**Given task**
In the entries below, identify every line with the string "this" and copy it.

**Data rows**
━━━━━━

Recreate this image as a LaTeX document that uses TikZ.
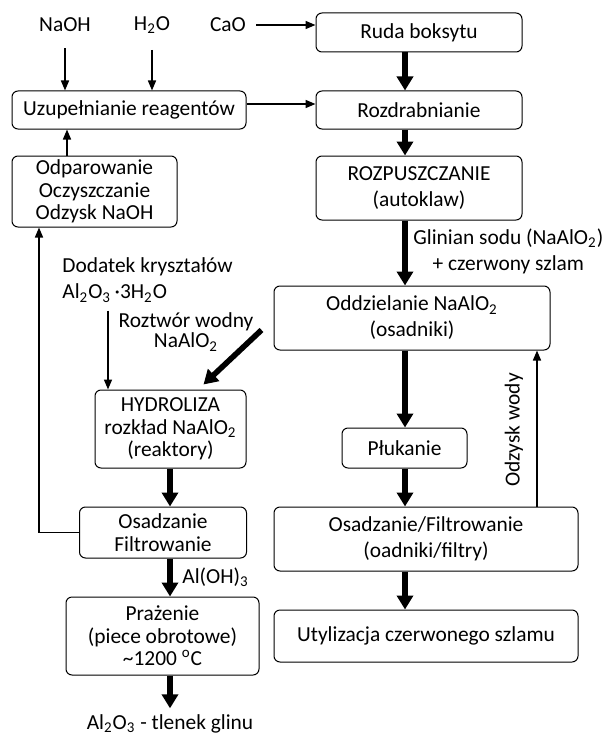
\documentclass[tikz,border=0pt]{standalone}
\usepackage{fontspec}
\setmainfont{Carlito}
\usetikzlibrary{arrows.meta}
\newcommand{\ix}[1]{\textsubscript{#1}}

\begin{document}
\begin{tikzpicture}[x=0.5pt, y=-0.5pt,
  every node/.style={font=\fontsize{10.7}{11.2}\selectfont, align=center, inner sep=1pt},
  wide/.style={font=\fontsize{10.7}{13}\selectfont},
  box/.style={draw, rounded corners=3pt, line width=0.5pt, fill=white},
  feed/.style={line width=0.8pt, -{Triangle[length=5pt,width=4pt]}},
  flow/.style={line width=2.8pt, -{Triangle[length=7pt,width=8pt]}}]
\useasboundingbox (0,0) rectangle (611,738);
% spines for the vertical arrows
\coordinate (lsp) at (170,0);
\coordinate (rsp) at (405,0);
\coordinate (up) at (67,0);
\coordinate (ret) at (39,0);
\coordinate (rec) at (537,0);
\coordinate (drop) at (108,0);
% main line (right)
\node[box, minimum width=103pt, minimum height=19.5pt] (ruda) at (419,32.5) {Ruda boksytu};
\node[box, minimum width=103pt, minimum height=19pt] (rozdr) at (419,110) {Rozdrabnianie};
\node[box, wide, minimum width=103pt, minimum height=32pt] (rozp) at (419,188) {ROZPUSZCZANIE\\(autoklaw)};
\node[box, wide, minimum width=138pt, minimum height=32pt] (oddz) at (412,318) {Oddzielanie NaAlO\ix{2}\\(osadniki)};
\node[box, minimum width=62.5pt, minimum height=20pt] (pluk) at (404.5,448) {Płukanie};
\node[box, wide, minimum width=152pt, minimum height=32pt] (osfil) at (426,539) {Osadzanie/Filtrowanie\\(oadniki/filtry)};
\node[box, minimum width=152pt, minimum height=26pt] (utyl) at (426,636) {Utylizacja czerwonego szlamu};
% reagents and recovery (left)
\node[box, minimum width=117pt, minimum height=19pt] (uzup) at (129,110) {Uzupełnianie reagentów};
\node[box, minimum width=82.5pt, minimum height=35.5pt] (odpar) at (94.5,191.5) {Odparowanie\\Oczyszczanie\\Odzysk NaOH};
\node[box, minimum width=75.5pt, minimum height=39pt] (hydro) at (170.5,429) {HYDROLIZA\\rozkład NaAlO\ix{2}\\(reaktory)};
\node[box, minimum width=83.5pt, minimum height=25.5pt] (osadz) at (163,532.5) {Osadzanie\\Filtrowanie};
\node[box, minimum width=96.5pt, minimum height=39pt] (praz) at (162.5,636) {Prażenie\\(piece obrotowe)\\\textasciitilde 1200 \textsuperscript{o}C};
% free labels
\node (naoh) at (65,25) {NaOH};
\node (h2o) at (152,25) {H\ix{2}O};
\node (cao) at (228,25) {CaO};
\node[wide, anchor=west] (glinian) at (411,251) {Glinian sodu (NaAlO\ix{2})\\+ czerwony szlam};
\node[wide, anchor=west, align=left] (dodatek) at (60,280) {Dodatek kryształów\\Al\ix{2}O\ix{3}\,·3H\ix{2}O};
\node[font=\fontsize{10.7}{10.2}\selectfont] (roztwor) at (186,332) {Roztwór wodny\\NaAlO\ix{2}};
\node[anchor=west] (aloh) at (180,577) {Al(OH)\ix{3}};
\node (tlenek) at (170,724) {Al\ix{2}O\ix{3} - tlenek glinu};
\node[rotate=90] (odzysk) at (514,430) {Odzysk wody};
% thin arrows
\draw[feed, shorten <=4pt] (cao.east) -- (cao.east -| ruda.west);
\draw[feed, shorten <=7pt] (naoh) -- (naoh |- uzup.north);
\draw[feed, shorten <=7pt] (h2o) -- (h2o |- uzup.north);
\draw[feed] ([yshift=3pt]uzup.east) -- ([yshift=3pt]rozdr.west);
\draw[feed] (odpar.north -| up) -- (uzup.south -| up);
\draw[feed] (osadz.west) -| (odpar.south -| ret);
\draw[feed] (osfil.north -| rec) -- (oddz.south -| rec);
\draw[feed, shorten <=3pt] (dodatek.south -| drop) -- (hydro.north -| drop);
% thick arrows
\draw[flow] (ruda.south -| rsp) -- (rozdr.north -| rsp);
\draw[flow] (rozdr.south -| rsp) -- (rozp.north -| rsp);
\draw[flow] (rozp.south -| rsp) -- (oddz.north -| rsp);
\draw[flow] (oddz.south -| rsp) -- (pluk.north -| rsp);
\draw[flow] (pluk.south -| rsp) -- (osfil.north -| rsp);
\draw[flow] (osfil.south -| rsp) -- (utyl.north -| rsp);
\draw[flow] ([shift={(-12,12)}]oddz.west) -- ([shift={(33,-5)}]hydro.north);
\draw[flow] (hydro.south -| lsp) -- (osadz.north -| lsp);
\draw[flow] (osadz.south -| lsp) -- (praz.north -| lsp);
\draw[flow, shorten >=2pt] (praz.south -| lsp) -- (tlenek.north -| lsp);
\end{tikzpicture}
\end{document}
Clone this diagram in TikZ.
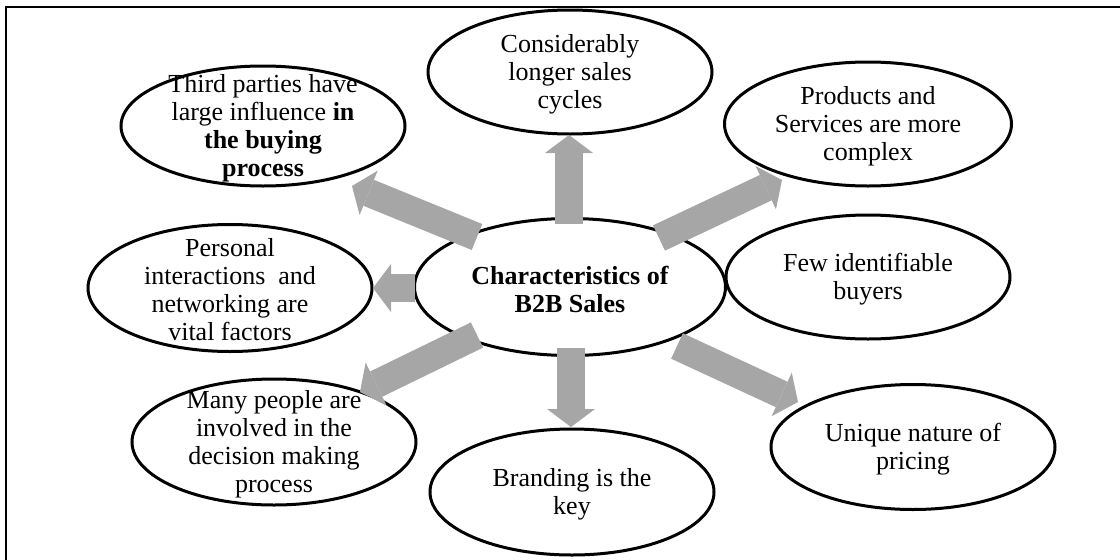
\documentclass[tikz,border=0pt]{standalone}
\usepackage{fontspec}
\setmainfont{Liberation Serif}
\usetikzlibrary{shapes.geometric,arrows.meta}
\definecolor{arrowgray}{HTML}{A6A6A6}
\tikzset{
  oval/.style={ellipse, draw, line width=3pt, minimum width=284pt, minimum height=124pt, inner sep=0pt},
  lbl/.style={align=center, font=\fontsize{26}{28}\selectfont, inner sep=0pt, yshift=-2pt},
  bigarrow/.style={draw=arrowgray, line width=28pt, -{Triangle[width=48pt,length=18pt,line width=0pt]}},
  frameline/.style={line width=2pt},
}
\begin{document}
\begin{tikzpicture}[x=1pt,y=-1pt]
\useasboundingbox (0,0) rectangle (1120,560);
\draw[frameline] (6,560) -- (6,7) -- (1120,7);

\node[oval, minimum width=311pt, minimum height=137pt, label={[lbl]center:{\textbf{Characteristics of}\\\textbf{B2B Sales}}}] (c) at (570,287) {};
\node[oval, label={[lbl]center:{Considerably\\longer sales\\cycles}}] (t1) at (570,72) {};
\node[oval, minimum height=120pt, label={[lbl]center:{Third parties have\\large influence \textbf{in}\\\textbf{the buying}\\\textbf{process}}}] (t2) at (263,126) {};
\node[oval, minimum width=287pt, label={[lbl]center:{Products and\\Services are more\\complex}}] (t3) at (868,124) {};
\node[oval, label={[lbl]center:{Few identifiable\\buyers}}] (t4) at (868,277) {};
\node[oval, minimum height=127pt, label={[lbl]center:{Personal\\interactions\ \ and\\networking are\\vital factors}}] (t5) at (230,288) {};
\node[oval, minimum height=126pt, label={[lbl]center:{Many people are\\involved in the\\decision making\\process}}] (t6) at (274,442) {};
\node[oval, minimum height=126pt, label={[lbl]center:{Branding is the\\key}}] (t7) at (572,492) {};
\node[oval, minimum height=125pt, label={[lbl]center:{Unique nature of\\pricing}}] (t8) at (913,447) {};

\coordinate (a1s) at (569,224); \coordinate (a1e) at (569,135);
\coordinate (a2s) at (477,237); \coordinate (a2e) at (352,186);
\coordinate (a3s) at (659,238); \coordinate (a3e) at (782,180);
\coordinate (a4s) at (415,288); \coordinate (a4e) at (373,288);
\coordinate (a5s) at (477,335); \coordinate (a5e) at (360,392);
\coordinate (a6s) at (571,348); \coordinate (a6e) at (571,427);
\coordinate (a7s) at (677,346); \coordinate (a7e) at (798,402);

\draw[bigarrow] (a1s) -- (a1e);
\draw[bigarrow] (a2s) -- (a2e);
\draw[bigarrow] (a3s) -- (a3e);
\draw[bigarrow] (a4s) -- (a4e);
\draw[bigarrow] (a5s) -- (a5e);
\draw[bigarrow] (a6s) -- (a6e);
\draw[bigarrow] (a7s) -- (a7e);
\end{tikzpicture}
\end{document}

━━━━━━

**Solution**
Recreate this image as a LaTeX document that uses TikZ.
Clone this diagram in TikZ.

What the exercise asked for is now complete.